### What is being asked
Can all of these lines be returned exactly?

### Data shown
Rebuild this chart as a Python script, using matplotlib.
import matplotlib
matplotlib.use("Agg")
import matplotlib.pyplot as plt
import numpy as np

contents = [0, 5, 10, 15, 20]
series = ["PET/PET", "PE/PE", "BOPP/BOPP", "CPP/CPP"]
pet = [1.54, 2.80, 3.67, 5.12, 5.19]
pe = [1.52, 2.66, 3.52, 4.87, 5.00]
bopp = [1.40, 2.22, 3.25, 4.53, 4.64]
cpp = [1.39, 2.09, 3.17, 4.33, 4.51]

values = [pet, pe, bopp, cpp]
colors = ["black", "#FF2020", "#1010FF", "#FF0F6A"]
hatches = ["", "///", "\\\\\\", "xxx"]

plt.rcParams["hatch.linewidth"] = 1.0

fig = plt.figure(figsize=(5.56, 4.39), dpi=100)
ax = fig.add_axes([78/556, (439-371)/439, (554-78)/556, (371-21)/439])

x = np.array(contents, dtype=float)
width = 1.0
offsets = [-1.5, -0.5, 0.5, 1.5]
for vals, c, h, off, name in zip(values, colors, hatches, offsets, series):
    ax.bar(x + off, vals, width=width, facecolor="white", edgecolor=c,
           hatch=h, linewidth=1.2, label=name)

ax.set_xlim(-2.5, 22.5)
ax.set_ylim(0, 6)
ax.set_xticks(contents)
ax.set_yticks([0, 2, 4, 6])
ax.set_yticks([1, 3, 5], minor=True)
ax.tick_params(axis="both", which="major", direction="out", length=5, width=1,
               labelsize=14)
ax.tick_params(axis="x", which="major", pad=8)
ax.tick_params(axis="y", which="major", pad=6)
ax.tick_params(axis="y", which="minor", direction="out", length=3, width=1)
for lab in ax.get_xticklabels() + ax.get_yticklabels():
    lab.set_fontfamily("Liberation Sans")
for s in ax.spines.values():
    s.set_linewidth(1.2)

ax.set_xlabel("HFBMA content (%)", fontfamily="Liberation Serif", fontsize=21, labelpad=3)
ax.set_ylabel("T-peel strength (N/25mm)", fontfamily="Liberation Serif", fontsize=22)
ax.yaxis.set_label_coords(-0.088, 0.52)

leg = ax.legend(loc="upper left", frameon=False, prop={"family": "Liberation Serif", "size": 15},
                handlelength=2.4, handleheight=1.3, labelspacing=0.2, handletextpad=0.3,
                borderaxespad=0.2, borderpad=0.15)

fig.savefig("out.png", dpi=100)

### Output
Rebuild this chart as a Python script, using matplotlib.
import matplotlib
matplotlib.use("Agg")
import matplotlib.pyplot as plt
import numpy as np

contents = [0, 5, 10, 15, 20]
series = ["PET/PET", "PE/PE", "BOPP/BOPP", "CPP/CPP"]
pet = [1.54, 2.80, 3.67, 5.12, 5.19]
pe = [1.52, 2.66, 3.52, 4.87, 5.00]
bopp = [1.40, 2.22, 3.25, 4.53, 4.64]
cpp = [1.39, 2.09, 3.17, 4.33, 4.51]

values = [pet, pe, bopp, cpp]
colors = ["black", "#FF2020", "#1010FF", "#FF0F6A"]
hatches = ["", "///", "\\\\\\", "xxx"]

plt.rcParams["hatch.linewidth"] = 1.0

fig = plt.figure(figsize=(5.56, 4.39), dpi=100)
ax = fig.add_axes([78/556, (439-371)/439, (554-78)/556, (371-21)/439])

x = np.array(contents, dtype=float)
width = 1.0
offsets = [-1.5, -0.5, 0.5, 1.5]
for vals, c, h, off, name in zip(values, colors, hatches, offsets, series):
    ax.bar(x + off, vals, width=width, facecolor="white", edgecolor=c,
           hatch=h, linewidth=1.2, label=name)

ax.set_xlim(-2.5, 22.5)
ax.set_ylim(0, 6)
ax.set_xticks(contents)
ax.set_yticks([0, 2, 4, 6])
ax.set_yticks([1, 3, 5], minor=True)
ax.tick_params(axis="both", which="major", direction="out", length=5, width=1,
               labelsize=14)
ax.tick_params(axis="x", which="major", pad=8)
ax.tick_params(axis="y", which="major", pad=6)
ax.tick_params(axis="y", which="minor", direction="out", length=3, width=1)
for lab in ax.get_xticklabels() + ax.get_yticklabels():
    lab.set_fontfamily("Liberation Sans")
for s in ax.spines.values():
    s.set_linewidth(1.2)

ax.set_xlabel("HFBMA content (%)", fontfamily="Liberation Serif", fontsize=21, labelpad=3)
ax.set_ylabel("T-peel strength (N/25mm)", fontfamily="Liberation Serif", fontsize=22)
ax.yaxis.set_label_coords(-0.088, 0.52)

leg = ax.legend(loc="upper left", frameon=False, prop={"family": "Liberation Serif", "size": 15},
                handlelength=2.4, handleheight=1.3, labelspacing=0.2, handletextpad=0.3,
                borderaxespad=0.2, borderpad=0.15)

fig.savefig("out.png", dpi=100)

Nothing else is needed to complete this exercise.